My wife and I had The Chat. We would go to see it, as long as we promised not to fall in love with it or get carried away. Which was all forgotten as soon as we walked through the door. Or tried to: the front door had at some point been forced and was therefore partly welded into the frame. It was a similar story throughout the house. The dimensions and drive-by impression were impressive, but someone had torn through the structure removing anything of value, leaving only the kitchen untouched.
The previous owner had clearly run into some kind of trouble. The local rumour mill was spinning quickly: a business in trouble, or maybe an acrimonious divorce? Nobody seemed to know, although neighbours told stories of an evening visit from eight burly gentlemen who removed pretty much anything that wasn’t nailed down. Annoyingly, it transpired that the hot tub in the back garden had gone – as had the outdoor sauna. Wardrobes, fridges, television brackets, even some of the electrical extractor fans (worth all of £15, I reckon) had been reappropriated by people with all the physical subtlety of a JCB.
Wires hung from ceilings, whatever electrical equipment they once served having been pulled unceremoniously from the roof. The house had holes from untended internal leaks and damp from unconnected guttering that had merrily soused the external walls for the best part of a year. It was a good-looking wreck.
Still, when you’re looking through the house-buying equivalent of beer goggles, none of that seems to matter. It had space. It had good schools minutes’ walk away. It was empty. And with my wife seven months pregnant with our third child in four years, we needed to get settled. So, after batting back and forth, we made a successful offer of £460,000 – pretty good, even if the house needed a fair bit of work.
It has not been easy: we’ve had to borrow from parents to get the deposit together, sell the family car and find the local Aldi. We have blankets in the windows instead of curtains, and little furniture. The list of jobs to do is growing daily. But we moved in last week and it already feels like home.
Buying a repossession comes with a bit of irksome moral baggage. There’s a sadness to a house that’s been repossessed, mainly because you can’t help but imagine you’re somehow capitalising on someone else’s misfortune – that you have displaced a family just like your own, turning into a vulture feasting on the carcass of the financially fallen.

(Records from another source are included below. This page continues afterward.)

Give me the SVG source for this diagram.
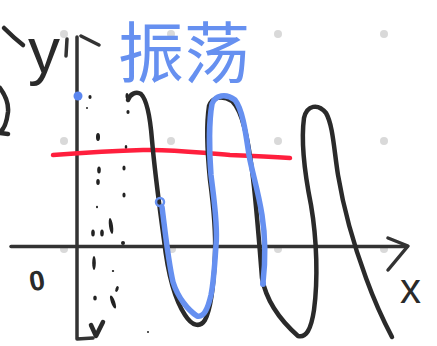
<svg xmlns="http://www.w3.org/2000/svg" width="437" height="346" viewBox="0 0 437 346">
<style>
.ink{fill:none;stroke:#2a2a2a;stroke-width:4.5;stroke-linecap:round;stroke-linejoin:round}
.axis{fill:none;stroke:#333;stroke-width:3.5;stroke-linecap:round;stroke-linejoin:round}
.blue{fill:none;stroke:#6690f0;stroke-width:5.5;stroke-linecap:round;stroke-linejoin:round}
.red{fill:none;stroke:#ff1f3d;stroke-width:4.5;stroke-linecap:round;stroke-linejoin:round}
.grid{fill:#d9d9d9}
.dash{fill:#222}
.hand{font-family:"Liberation Sans","DejaVu Sans",sans-serif;fill:#2a2a2a}
</style>
<rect width="437" height="346" fill="#fff"/>
<g id="grid">
<circle class="grid" cx="64" cy="34" r="4"/><circle class="grid" cx="171" cy="34" r="4"/><circle class="grid" cx="278" cy="34" r="4"/><circle class="grid" cx="384" cy="34" r="4"/>
<circle class="grid" cx="64" cy="141" r="4"/><circle class="grid" cx="171" cy="141" r="4"/><circle class="grid" cx="278" cy="141" r="4"/><circle class="grid" cx="384" cy="141" r="4"/>
<circle class="grid" cx="64" cy="249" r="4"/><circle class="grid" cx="172" cy="249" r="4"/><circle class="grid" cx="278" cy="249" r="4"/><circle class="grid" cx="384" cy="249" r="4"/>
</g>
<g id="title">
<text x="118" y="77" font-family="'Noto Sans CJK SC','Noto Sans CJK JP',sans-serif" font-size="66" fill="#6690f0">振荡</text>
</g>
<g id="axes">
<path class="axis" d="M11 246.5 L407 246.5"/>
<path class="axis" d="M388 238 L408 246 L388 270"/>
<path class="axis" d="M77 37 L77 339 L93 338"/>
<path class="axis" d="M67 39 L66 56"/>
<path class="axis" d="M81 36 L99 45"/>
<path class="ink" d="M91 325 L96 336 L103 322"/>
</g>
<g id="labels">
<path class="ink" d="M4 28 Q14 38 23 45"/>
<text class="hand" x="28" y="73" font-size="64">y</text>
<path class="ink" d="M0 88 Q9 100 8 112 Q6 128 0 132 M0 133 L8 134"/>
<text class="hand" x="29" y="290" font-size="28" font-weight="bold" transform="rotate(-10 39 280)">0</text>
<text class="hand" x="400" y="303" font-size="42">x</text>
</g>
<g id="dots">
<ellipse class="dash" cx="90" cy="97" rx="1.6" ry="2"/>
<ellipse class="dash" cx="87" cy="108" rx="1" ry="1"/>
<ellipse class="dash" cx="127" cy="96" rx="1.5" ry="3"/>
<ellipse class="dash" cx="128" cy="112" rx="1.6" ry="2"/>
<ellipse class="dash" cx="98" cy="137" rx="2" ry="4"/>
<ellipse class="dash" cx="126" cy="147" rx="1.3" ry="2"/>
<ellipse class="dash" cx="99" cy="170" rx="1.8" ry="3.5"/>
<ellipse class="dash" cx="98" cy="182" rx="1.8" ry="3"/>
<ellipse class="dash" cx="124" cy="168" rx="1.6" ry="2.5"/>
<ellipse class="dash" cx="124" cy="195" rx="1.6" ry="2.5"/>
<ellipse class="dash" cx="97" cy="207" rx="1" ry="1.2"/>
<ellipse class="dash" cx="93" cy="233" rx="1.8" ry="3.5"/>
<ellipse class="dash" cx="102" cy="233" rx="1.8" ry="3.5"/>
<ellipse class="dash" cx="111" cy="226" rx="2" ry="8" transform="rotate(-8 111 226)"/>
<ellipse class="dash" cx="123" cy="243" rx="2" ry="2"/>
<ellipse class="dash" cx="94" cy="263" rx="1.8" ry="7"/>
<ellipse class="dash" cx="113" cy="271" rx="1.2" ry="1"/>
<ellipse class="dash" cx="95" cy="298" rx="1.8" ry="2.5"/>
<ellipse class="dash" cx="117" cy="289" rx="1.5" ry="3" transform="rotate(20 117 289)"/>
<ellipse class="dash" cx="113" cy="302" rx="2" ry="7" transform="rotate(-20 113 302)"/>
<ellipse class="dash" cx="148" cy="332" rx="1" ry="1"/>
</g>
<g id="red-line">
<path class="red" d="M53 155 C80 153 110 151 143 150 C175 149 200 153 230 155 C255 156 275 157 290 158"/>
</g>
<g id="black-wave">
<path class="ink" d="M128 100 C130 94 136 91 141 94 C147 100 150 115 152 140 C155 175 160 210 164 240 C168 275 175 300 185 315 C192 326 200 328 205 320 C212 307 214 280 215 255 C216 230 214 210 210 180 C207 150 206 125 209 106 C212 97 222 95 232 101 C243 112 248 140 252 170 C256 200 259 240 262 278 C266 300 280 320 298 336 C306 338 311 330 314 310 C318 280 317 240 311 205 C305 175 301 140 304 118 C307 105 318 103 326 113 C333 125 334 150 338 175 C343 205 352 240 366 278 C374 300 383 320 392 337"/>
</g>
<g id="blue-wave">
<circle cx="160" cy="202" r="4" fill="none" stroke="#6690f0" stroke-width="2.5"/>
<path class="blue" d="M162 207 C165 230 168 260 173 282 C178 298 188 310 197 316 C204 318 208 308 211 295 C214 280 215 260 216 245 C218 225 214 200 211 175 C209 150 209 120 212 104 C215 95 226 93 235 100 C243 110 246 135 249 155 C252 172 258 190 262 215 C266 240 265 265 263 283"/>
<circle cx="78" cy="96" r="4.5" fill="#5b86f0"/>
<circle cx="263" cy="284" r="3" fill="#6690f0"/>
</g>
</svg>
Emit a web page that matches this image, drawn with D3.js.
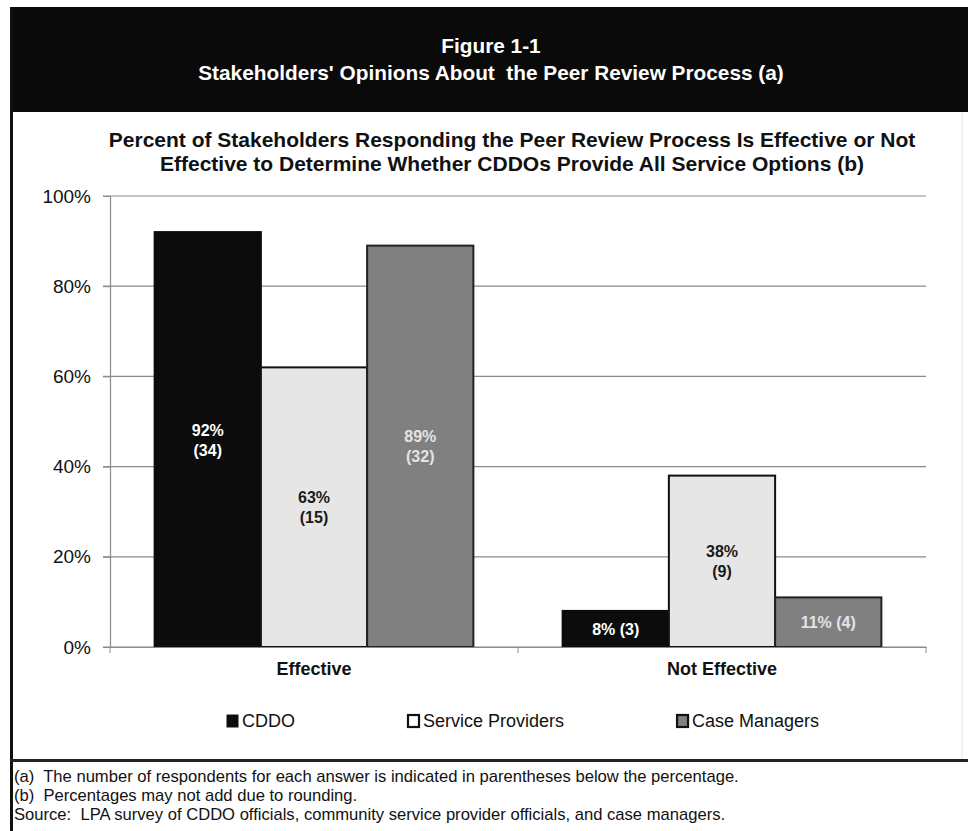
<!DOCTYPE html>
<html>
<head>
<meta charset="utf-8">
<script src="https://cdn.jsdelivr.net/npm/d3@7/dist/d3.min.js"></script>
<style>
  body { margin: 0; background: #fff; }
  svg { display: block; font-family: "Liberation Sans", Arial, sans-serif; }
</style>
</head>
<body>
<svg id="chart" width="968" height="831"></svg>
<script>
// values
const categories = ["Effective", "Not Effective"]
const series = ["CDDO", "Service Providers", "Case Managers"]
const effective = [92, 62, 89]
const notEffective = [8, 38, 11]
const effectiveLabels = ["92%", "63%", "89%"]
const notEffectiveLabels = ["8%", "38%", "11%"]
const effectiveCounts = [34, 15, 32]
const notEffectiveCounts = [3, 9, 4]
const yTicks = [0, 20, 40, 60, 80, 100]
const notes = [
	"(a)  The number of respondents for each answer is indicated in parentheses below the percentage.",
	"(b)  Percentages may not add due to rounding.",
	"Source:  LPA survey of CDDO officials, community service provider officials, and case managers."
]

const fills = ["#0c0c0c", "#e6e6e6", "#808080"]
const strokes = ["#0c0c0c", "#111", "#222"]
const labelColors = ["#fff", "#1a1a1a", "#e4e4e4"]

const rows = categories.map((c, i) => ({
	category: c,
	values: series.map((s, j) => ({
		series: s,
		idx: j,
		value: i === 0 ? effective[j] : notEffective[j],
		pct: i === 0 ? effectiveLabels[j] : notEffectiveLabels[j],
		count: i === 0 ? effectiveCounts[j] : notEffectiveCounts[j],
		twoLines: i === 0 || j === 1
	}))
}))

const svg = d3.select("#chart")

// header band
svg.append("rect")
	.attr("x", 10).attr("y", 7)
	.attr("width", 958).attr("height", 105)
	.attr("fill", "#0a0a0a")

svg.append("text")
	.attr("x", 491).attr("y", 53)
	.attr("text-anchor", "middle")
	.attr("fill", "#fff")
	.style("font-size", "20.8px")
	.style("font-weight", "bold")
	.text("Figure 1-1")

svg.append("text")
	.attr("x", 491).attr("y", 80)
	.attr("text-anchor", "middle")
	.attr("fill", "#fff")
	.style("font-size", "20.8px")
	.style("font-weight", "bold")
	.style("white-space", "pre")
	.text("Stakeholders' Opinions About  the Peer Review Process (a)")

// left border and separator
svg.append("rect")
	.attr("x", 10).attr("y", 7)
	.attr("width", 3).attr("height", 824)
	.attr("fill", "#111")

svg.append("rect")
	.attr("x", 10).attr("y", 759)
	.attr("width", 958).attr("height", 3)
	.attr("fill", "#222")

svg.append("line")
	.attr("x1", 962).attr("x2", 962)
	.attr("y1", 112).attr("y2", 759)
	.attr("stroke", "#e2e2e2")

// chart title
const titleLines = [
	"Percent of Stakeholders Responding the Peer Review Process Is Effective or Not",
	"Effective to Determine Whether CDDOs Provide All Service Options (b)"
]
svg.selectAll(".title")
	.data(titleLines)
	.enter()
	.append("text")
		.attr("class", "title")
		.attr("x", 512)
		.attr("y", (d, i) => 147 + i * 24)
		.attr("text-anchor", "middle")
		.attr("fill", "#111")
		.style("font-size", "21px")
		.style("font-weight", "bold")
		.text(d => d)

const margin = {top: 196, left: 110, right: 926, bottom: 647}

const y = d3.scaleLinear()
	.domain([0, 100])
	.range([margin.bottom, margin.top])

const x0 = d3.scaleBand()
	.domain(categories)
	.range([margin.left, margin.right])

const x1 = d3.scaleBand()
	.domain(series)
	.range([0, x0.bandwidth()])
	.paddingOuter(0.42)

// gridlines
svg.append("g")
	.selectAll("line")
	.data(yTicks)
	.enter()
	.append("line")
		.attr("x1", margin.left - 7)
		.attr("x2", margin.right)
		.attr("y1", d => y(d))
		.attr("y2", d => y(d))
		.attr("stroke", "#8a8a8a")
		.attr("stroke-width", 1.2)

// y axis
const yAxis = svg.append("g")
	.attr("transform", `translate(${margin.left},0)`)
	.call(d3.axisLeft(y).tickValues(yTicks).tickSize(7).tickFormat(d => d + "%"))
yAxis.select(".domain").attr("stroke", "#8a8a8a").attr("stroke-width", 1.2)
yAxis.selectAll(".tick line").attr("stroke", "#8a8a8a")
yAxis.selectAll(".tick text")
	.attr("x", -19)
	.attr("fill", "#111")
	.style("font-size", "19px")
	.style("font-family", "Liberation Sans, Arial, sans-serif")

// bars
const groups = svg.append("g")
	.selectAll("g")
	.data(rows)
	.enter()
	.append("g")
		.attr("transform", d => `translate(${x0(d.category)},0)`)

groups.selectAll("rect")
	.data(d => d.values)
	.enter()
	.append("rect")
		.attr("x", d => x1(d.series))
		.attr("y", d => y(d.value))
		.attr("width", x1.bandwidth())
		.attr("height", d => y(0) - y(d.value))
		.attr("fill", d => fills[d.idx])
		.attr("stroke", d => strokes[d.idx])
		.attr("stroke-width", 2)

const labels = groups.selectAll("text")
	.data(d => d.values)
	.enter()
	.append("text")
		.attr("x", d => x1(d.series) + x1.bandwidth() / 2)
		.attr("y", d => (y(d.value) + y(0)) / 2)
		.attr("text-anchor", "middle")
		.attr("fill", d => labelColors[d.idx])
		.style("font-size", "16px")
		.style("font-weight", "bold")

labels.each(function (d) {
	const t = d3.select(this)
	if (d.twoLines) {
		t.append("tspan").attr("x", t.attr("x")).attr("dy", "-0.25em").text(d.pct)
		t.append("tspan").attr("x", t.attr("x")).attr("dy", "1.25em").text(`(${d.count})`)
	} else {
		t.attr("dy", "0.36em").text(`${d.pct} (${d.count})`)
	}
})

// x axis
const xAxis = svg.append("g")
	.attr("transform", `translate(0,${margin.bottom})`)
	.call(d3.axisBottom(x0).tickSize(0).tickPadding(15))
xAxis.select(".domain").attr("stroke", "#8a8a8a").attr("stroke-width", 1.2)
xAxis.selectAll(".tick text")
	.attr("fill", "#111")
	.style("font-size", "18px")
	.style("font-weight", "bold")
	.style("font-family", "Liberation Sans, Arial, sans-serif")

const boundaries = categories.map(c => x0(c)).concat([x0.range()[1]])
xAxis.selectAll(".bound")
	.data(boundaries)
	.enter()
	.append("line")
		.attr("class", "bound")
		.attr("x1", d => d).attr("x2", d => d)
		.attr("y1", 0).attr("y2", 6)
		.attr("stroke", "#8a8a8a")

// legend, items separated by equal gaps like the original
const legend = svg.append("g").attr("transform", "translate(226,721)")
let cursor = 0
series.forEach((s, i) => {
	const item = legend.append("g").attr("transform", `translate(${cursor},0)`)
	item.append("rect")
		.attr("x", 1).attr("y", -6)
		.attr("width", 11).attr("height", 12)
		.attr("fill", i === 1 ? "#fff" : fills[i])
		.attr("stroke", "#111")
		.attr("stroke-width", i === 0 ? 1 : 2.2)
	const txt = item.append("text")
		.attr("x", 16)
		.attr("dy", "0.36em")
		.attr("fill", "#111")
		.style("font-size", "18px")
		.text(s)
	cursor += 16 + txt.node().getComputedTextLength() + 112
})

// notes
svg.selectAll(".note")
	.data(notes)
	.enter()
	.append("text")
		.attr("class", "note")
		.attr("x", 14)
		.attr("y", (d, i) => 782 + i * 19)
		.attr("fill", "#111")
		.style("font-size", "16.6px")
		.style("white-space", "pre")
		.text(d => d)
</script>
</body>
</html>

We shouldn’t beat ourselves up too much, though. After all, we didn’t cause the situation the unfortunate owners found themselves in. Nor did we buy the house to turn a quick buck – for us, it is somewhere to raise our family. There’s still a lingering worry that the house’s troubled financial history could adversely affect future credit ratings in some way, but any feeling of guilt we might have had has been assuaged by the thought that if we hadn’t done it, someone else certainly would have. That and the glorious reality of a 38ft kitchen. Sorry to be crass, but there it is.